## Goal of the exercise
Return each line of the data below exactly, omitting any pictures.

= = =

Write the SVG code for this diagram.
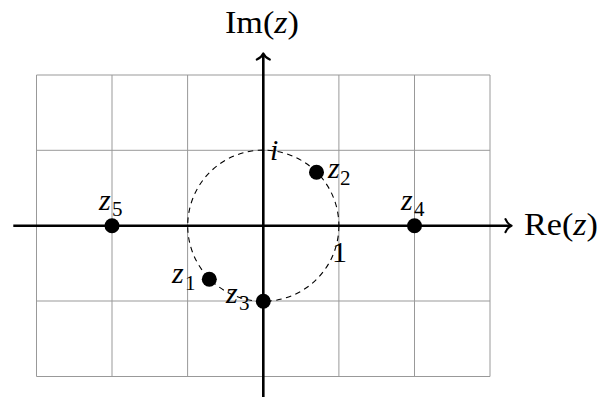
<svg xmlns="http://www.w3.org/2000/svg" width="599" height="398" viewBox="0 0 599 398">
<style>
.grid{stroke:#999;stroke-width:1;fill:none}
.axis{stroke:#000;stroke-width:2.6;fill:none}
.tip{stroke:#000;stroke-width:2.2;fill:none;stroke-linecap:round;stroke-linejoin:round}
.circ{stroke:#000;stroke-width:1.1;fill:none;stroke-dasharray:5.5 4.5}
.dot{fill:#000}
.t{font-family:"Liberation Serif","Times New Roman",serif;fill:#000}
.it{font-style:italic}
.big{font-size:31px}
.z{font-size:30px}
.sub{font-size:21px}
</style>
<rect width="599" height="398" fill="#fff"/>
<g id="grid">
<path class="grid" d="M36.5 75H490M36.5 150.3H490M36.5 301H490M36.5 376.5H490M36.5 75V376.5M112 75V376.5M187.6 75V376.5M338.9 75V376.5M414.5 75V376.5M490 75V376.5"/>
</g>
<g id="unit-circle">
<circle class="circ" cx="263.3" cy="225.7" r="75.6"/>
</g>
<g id="connectors">
<path class="axis" d="M13.3 225.7H510.5"/>
<path class="tip" d="M505.5 219.2Q507.5 224 511.5 225.7Q507.5 227.4 505.5 232.2"/>
<path class="axis" d="M263.3 397V54.5"/>
<path class="tip" d="M256.8 59.5Q261.6 57.5 263.3 53.5Q265 57.5 269.8 59.5"/>
</g>
<g id="label-im"><text class="t big" x="225" y="33" textLength="74" lengthAdjust="spacingAndGlyphs">Im(<tspan class="it">z</tspan>)</text></g>
<g id="label-re"><text class="t big" x="524" y="235" textLength="74" lengthAdjust="spacingAndGlyphs">Re(<tspan class="it">z</tspan>)</text></g>
<g id="label-i"><text class="t z it" x="270" y="160">i</text></g>
<g id="label-1"><text class="t z" x="332" y="262">1</text></g>
<g id="z1"><circle class="dot" cx="209.3" cy="279.3" r="7.5"/><text class="t z it" x="172" y="283">z</text><text class="t sub" x="185" y="290">1</text></g>
<g id="z2"><circle class="dot" cx="316.5" cy="172.2" r="7.5"/><text class="t z it" x="328" y="178">z</text><text class="t sub" x="340" y="185">2</text></g>
<g id="z3"><circle class="dot" cx="263.3" cy="301.3" r="7.5"/><text class="t z it" x="226" y="303">z</text><text class="t sub" x="239" y="310">3</text></g>
<g id="z4"><circle class="dot" cx="414.5" cy="225.7" r="7.5"/><text class="t z it" x="401" y="210">z</text><text class="t sub" x="414" y="216">4</text></g>
<g id="z5"><circle class="dot" cx="112" cy="225.7" r="7.5"/><text class="t z it" x="99" y="210">z</text><text class="t sub" x="112" y="216">5</text></g>
</svg>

= = =

## Correct answer
Write the SVG code for this diagram.
<svg xmlns="http://www.w3.org/2000/svg" width="599" height="398" viewBox="0 0 599 398">
<style>
.grid{stroke:#999;stroke-width:1;fill:none}
.axis{stroke:#000;stroke-width:2.6;fill:none}
.tip{stroke:#000;stroke-width:2.2;fill:none;stroke-linecap:round;stroke-linejoin:round}
.circ{stroke:#000;stroke-width:1.1;fill:none;stroke-dasharray:5.5 4.5}
.dot{fill:#000}
.t{font-family:"Liberation Serif","Times New Roman",serif;fill:#000}
.it{font-style:italic}
.big{font-size:31px}
.z{font-size:30px}
.sub{font-size:21px}
</style>
<rect width="599" height="398" fill="#fff"/>
<g id="grid">
<path class="grid" d="M36.5 75H490M36.5 150.3H490M36.5 301H490M36.5 376.5H490M36.5 75V376.5M112 75V376.5M187.6 75V376.5M338.9 75V376.5M414.5 75V376.5M490 75V376.5"/>
</g>
<g id="unit-circle">
<circle class="circ" cx="263.3" cy="225.7" r="75.6"/>
</g>
<g id="connectors">
<path class="axis" d="M13.3 225.7H510.5"/>
<path class="tip" d="M505.5 219.2Q507.5 224 511.5 225.7Q507.5 227.4 505.5 232.2"/>
<path class="axis" d="M263.3 397V54.5"/>
<path class="tip" d="M256.8 59.5Q261.6 57.5 263.3 53.5Q265 57.5 269.8 59.5"/>
</g>
<g id="label-im"><text class="t big" x="225" y="33" textLength="74" lengthAdjust="spacingAndGlyphs">Im(<tspan class="it">z</tspan>)</text></g>
<g id="label-re"><text class="t big" x="524" y="235" textLength="74" lengthAdjust="spacingAndGlyphs">Re(<tspan class="it">z</tspan>)</text></g>
<g id="label-i"><text class="t z it" x="270" y="160">i</text></g>
<g id="label-1"><text class="t z" x="332" y="262">1</text></g>
<g id="z1"><circle class="dot" cx="209.3" cy="279.3" r="7.5"/><text class="t z it" x="172" y="283">z</text><text class="t sub" x="185" y="290">1</text></g>
<g id="z2"><circle class="dot" cx="316.5" cy="172.2" r="7.5"/><text class="t z it" x="328" y="178">z</text><text class="t sub" x="340" y="185">2</text></g>
<g id="z3"><circle class="dot" cx="263.3" cy="301.3" r="7.5"/><text class="t z it" x="226" y="303">z</text><text class="t sub" x="239" y="310">3</text></g>
<g id="z4"><circle class="dot" cx="414.5" cy="225.7" r="7.5"/><text class="t z it" x="401" y="210">z</text><text class="t sub" x="414" y="216">4</text></g>
<g id="z5"><circle class="dot" cx="112" cy="225.7" r="7.5"/><text class="t z it" x="99" y="210">z</text><text class="t sub" x="112" y="216">5</text></g>
</svg>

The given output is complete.